Our society has been favoured with your letter of the 1st of
May last, and are happy that efforts so honourable to the nation are making in
your country to promote the cause of justice and humanity relative to the
Africans. That they who know the value of liberty, and are blessed with the
enjoyment of it, ought not to subject others to slavery, is, like most other
moral precepts, more generally admitted in theory than observed in practice.
This will continue to be too much the case while men are impelled to action by
their passions rather than their reason, and while they are more solicitous to
acquire wealth than to do as they would be done by. Hence it is that India and
Africa experience unmerited oppression from nations which have been long
distinguished by their attachment to their civil and religious liberties, but who
have expended not much less blood and treasure in violating the rights of
others than in defending their own. The United States are far from being
irreproachable in this respect. It undoubtedly is very inconsistent with their
declarations on the subject of human rights to permit a single slave to be
found within their jurisdiction, and we confess the justice of your strictures
on that head.
Permit us, however, to observe, that although consequences ought
not to deter us from doing what is right, yet that it is not easy to persuade
men in general to act on that magnanimous and disinterested principle. It is
well known that errors, either in opinion or practice, long entertained or
indulged, are difficult to eradicate, and particularly so when they have
become, as it were, incorporated in the civil institutions and domestic economy
of a whole people.
Prior to the great revolution, the great majority or rather
the great body of our people had been so long accustomed to the practice and
convenience of having slaves, that very few among them even doubted the
propriety and rectitude of it. Some liberal and conscientious men had, indeed,
by their conduct and writings, drawn the lawfulness of slavery into question,
and they made converts to that opinion ; but the number of those converts
compared with the people at large was then very inconsiderable. Their doctrines
prevailed by almost insensible degrees, and was like the little lump of leaven
which was put into three measures of meal: even at this day, the whole mass is
far from being leavened, though we have good reason to hope and to believe that
if the natural operations of truth are constantly watched and assisted, but not
forced and precipitated, that end we all aim at will finally be attained in
this country.
The Convention which formed and recommended the new
Constitution had an arduous task to perform, especially as local interests, and
in some measure local prejudices, were to be accommodated. Several of the
States conceived that restraints on slavery might be too rapid to consist with
their particular circumstances; and the importance of union rendered it
necessary that their wishes on that head should, in some degree, be gratified.

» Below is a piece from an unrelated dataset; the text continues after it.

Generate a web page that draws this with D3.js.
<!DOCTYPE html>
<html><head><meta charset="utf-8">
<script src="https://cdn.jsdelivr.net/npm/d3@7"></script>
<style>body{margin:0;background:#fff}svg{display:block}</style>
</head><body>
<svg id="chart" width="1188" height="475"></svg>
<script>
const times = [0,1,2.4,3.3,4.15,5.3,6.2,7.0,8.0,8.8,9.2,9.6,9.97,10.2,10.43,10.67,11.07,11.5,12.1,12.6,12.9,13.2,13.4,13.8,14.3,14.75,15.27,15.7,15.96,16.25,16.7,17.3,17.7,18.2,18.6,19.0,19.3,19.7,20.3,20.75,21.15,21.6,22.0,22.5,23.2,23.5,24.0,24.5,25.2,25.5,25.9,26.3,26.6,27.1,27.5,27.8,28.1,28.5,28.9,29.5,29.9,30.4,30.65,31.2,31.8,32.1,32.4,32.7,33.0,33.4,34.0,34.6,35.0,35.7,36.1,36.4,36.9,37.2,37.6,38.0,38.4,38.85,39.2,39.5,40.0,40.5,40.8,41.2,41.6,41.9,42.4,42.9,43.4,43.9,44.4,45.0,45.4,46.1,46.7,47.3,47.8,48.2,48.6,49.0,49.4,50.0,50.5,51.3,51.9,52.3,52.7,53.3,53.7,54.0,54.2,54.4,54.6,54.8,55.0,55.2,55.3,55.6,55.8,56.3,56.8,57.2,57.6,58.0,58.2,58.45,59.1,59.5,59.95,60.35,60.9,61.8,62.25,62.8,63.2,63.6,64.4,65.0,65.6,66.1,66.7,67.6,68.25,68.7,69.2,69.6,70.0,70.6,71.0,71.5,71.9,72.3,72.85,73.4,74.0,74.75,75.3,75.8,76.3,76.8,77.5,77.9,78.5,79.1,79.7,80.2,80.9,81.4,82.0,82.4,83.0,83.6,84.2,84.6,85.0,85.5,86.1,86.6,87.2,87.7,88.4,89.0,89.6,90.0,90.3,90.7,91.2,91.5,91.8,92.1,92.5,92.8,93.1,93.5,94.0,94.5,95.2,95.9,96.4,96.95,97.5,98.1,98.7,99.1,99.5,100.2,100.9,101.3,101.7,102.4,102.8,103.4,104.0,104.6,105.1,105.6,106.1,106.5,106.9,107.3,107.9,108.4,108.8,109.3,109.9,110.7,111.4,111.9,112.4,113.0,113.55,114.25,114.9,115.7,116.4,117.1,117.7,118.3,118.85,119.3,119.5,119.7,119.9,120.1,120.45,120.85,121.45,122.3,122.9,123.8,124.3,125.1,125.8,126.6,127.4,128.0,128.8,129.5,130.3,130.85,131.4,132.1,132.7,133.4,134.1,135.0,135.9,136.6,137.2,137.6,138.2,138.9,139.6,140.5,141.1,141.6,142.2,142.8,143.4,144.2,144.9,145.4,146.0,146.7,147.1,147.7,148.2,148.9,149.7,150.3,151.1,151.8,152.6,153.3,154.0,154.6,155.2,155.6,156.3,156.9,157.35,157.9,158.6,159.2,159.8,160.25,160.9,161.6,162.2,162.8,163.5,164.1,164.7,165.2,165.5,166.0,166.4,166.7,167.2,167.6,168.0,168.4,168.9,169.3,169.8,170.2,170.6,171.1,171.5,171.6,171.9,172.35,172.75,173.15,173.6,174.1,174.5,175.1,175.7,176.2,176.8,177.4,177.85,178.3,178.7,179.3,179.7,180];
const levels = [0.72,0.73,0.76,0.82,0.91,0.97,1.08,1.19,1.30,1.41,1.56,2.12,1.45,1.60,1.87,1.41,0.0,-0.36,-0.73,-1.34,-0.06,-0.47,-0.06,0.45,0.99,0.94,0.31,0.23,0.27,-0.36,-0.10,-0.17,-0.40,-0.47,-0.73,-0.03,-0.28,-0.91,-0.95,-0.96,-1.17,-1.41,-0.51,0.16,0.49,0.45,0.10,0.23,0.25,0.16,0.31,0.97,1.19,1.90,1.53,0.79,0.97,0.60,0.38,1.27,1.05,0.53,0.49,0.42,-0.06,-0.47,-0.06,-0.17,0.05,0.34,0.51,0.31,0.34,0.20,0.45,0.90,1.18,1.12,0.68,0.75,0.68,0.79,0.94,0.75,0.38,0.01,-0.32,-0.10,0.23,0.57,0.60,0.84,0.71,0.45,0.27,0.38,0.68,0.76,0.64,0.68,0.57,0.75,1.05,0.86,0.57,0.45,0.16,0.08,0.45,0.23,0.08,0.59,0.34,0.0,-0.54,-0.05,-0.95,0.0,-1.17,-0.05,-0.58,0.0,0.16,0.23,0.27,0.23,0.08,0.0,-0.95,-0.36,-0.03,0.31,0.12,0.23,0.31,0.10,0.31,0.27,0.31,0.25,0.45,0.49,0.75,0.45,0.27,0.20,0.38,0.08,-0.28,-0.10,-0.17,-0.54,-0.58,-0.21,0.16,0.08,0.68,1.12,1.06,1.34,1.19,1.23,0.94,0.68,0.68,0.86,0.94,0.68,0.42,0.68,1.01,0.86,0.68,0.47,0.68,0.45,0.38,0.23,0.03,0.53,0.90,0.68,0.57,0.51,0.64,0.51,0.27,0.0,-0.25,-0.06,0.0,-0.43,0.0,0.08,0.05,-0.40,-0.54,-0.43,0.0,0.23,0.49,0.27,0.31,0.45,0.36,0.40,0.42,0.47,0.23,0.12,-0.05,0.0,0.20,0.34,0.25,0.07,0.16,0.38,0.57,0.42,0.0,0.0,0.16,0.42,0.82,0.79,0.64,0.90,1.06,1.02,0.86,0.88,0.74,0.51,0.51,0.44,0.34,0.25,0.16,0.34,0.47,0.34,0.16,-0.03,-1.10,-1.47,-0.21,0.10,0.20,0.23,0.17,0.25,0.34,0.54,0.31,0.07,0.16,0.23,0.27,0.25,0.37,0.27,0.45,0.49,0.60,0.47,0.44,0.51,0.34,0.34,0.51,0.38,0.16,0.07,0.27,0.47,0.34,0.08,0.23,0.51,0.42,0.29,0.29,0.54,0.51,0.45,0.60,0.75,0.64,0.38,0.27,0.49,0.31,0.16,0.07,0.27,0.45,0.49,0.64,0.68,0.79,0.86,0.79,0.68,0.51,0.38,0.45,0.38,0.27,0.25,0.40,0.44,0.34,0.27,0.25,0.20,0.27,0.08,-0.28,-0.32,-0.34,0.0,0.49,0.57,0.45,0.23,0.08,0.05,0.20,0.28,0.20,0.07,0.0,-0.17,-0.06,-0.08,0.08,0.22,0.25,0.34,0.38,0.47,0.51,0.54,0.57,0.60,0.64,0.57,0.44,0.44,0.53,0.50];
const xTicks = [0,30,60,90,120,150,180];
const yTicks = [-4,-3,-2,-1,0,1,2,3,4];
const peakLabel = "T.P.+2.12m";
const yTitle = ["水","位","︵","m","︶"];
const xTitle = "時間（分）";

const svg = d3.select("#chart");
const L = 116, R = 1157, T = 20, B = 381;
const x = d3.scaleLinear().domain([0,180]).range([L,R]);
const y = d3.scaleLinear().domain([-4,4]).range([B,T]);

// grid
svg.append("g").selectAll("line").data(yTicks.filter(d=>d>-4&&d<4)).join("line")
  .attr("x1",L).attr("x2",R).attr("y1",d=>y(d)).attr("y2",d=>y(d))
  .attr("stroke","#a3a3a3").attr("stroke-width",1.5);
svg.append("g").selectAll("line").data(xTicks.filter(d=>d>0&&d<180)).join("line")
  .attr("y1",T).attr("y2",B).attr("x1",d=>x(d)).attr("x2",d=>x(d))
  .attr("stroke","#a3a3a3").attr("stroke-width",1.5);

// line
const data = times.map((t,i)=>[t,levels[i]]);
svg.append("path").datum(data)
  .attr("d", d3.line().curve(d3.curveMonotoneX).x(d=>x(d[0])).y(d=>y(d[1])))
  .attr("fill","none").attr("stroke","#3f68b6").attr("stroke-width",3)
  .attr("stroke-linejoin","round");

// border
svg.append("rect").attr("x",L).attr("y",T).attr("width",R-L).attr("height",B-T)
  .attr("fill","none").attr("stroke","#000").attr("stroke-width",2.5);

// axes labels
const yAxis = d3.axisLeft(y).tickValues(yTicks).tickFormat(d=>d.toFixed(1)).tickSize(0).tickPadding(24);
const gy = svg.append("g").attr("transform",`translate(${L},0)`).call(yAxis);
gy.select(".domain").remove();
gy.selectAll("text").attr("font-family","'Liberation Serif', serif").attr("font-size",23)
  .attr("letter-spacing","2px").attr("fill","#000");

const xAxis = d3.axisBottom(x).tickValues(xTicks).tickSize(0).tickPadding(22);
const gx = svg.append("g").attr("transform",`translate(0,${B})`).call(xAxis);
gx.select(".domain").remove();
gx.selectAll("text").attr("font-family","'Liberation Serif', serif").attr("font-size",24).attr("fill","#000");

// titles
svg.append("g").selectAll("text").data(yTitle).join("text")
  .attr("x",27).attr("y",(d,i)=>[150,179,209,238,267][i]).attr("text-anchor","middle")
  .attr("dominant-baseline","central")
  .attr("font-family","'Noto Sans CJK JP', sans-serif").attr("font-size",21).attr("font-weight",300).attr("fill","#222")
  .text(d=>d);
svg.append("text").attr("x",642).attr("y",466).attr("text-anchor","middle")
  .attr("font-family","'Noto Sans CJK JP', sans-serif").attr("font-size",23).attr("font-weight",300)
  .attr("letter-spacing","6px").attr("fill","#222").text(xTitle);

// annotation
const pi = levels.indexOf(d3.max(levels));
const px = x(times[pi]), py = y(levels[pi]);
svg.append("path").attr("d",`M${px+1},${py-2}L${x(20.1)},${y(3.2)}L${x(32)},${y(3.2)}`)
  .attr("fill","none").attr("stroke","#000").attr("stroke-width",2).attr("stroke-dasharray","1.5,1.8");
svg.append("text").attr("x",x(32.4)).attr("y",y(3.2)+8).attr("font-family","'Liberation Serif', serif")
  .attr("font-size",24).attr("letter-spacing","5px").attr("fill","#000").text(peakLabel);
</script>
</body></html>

It gives us pleasure to inform you, that a disposition
favourable to our views and wishes prevails more and more, and that it has
already had an influence on our laws. When it is considered how many of the
legislators in the different States are proprietors of slaves, and what
opinions and prejudices they have imbibed on the subject from their infancy, a
sudden and total stop to this species of oppression is not to be expected.
We will cheerfully co-operate with you in endeavouring to
procure advocates for the same cause in other countries, and perfectly approve
and commend your establishing a correspondence in France. It appears to have
produced the desired effect; for Mons. De Varville, the secretary of a society
for the like benevolent purpose at Paris, is now here, and comes instructed to
establish a correspondence with us, and to collect such information as may
promote our common views. He delivered to our society an extract from the
minutes of your proceedings, dated 8th of April last, recommending him to our
attention, and upon that occasion they passed the resolutions of which the
enclosed are copies.
We are much obliged by the pamphlets enclosed with your
letter, and shall constantly make such communications to you as may appear to
us interesting.
By a report of the committee for superintending the school
we have established in this city for the education of negro children, we find
that proper attention is paid to it, and that scholars are now taught in it. By
the laws of this State, masters may now liberate healthy slaves of a proper age
without giving security that they shall not become a parish charge; and the
exportation as well as importation of them is prohibited. The State has also
manumitted such as became its property by confiscation; and we have reason to
expect that the maxim, that every man, of whatever colour, is to be presumed to
be free until the contrary be shown, will prevail in our courts of justice.
Manumissions daily become more common among us; and the treatment which slaves
in general meet with in this State is very little different from that of other
servants.
I have the honour to be, gentlemen,
Your humble servant,
John Jay,
President of the Society for Promoting the Manumission of
Slaves.
_______________
* In 1788 a society in France, and another in England,
formed for promoting the abolition of slavery, opened a correspondence with the
New York society through its president. The above letter to the English society
was from Jay's pen. See letter from Granville Sharp, May 1, 1788.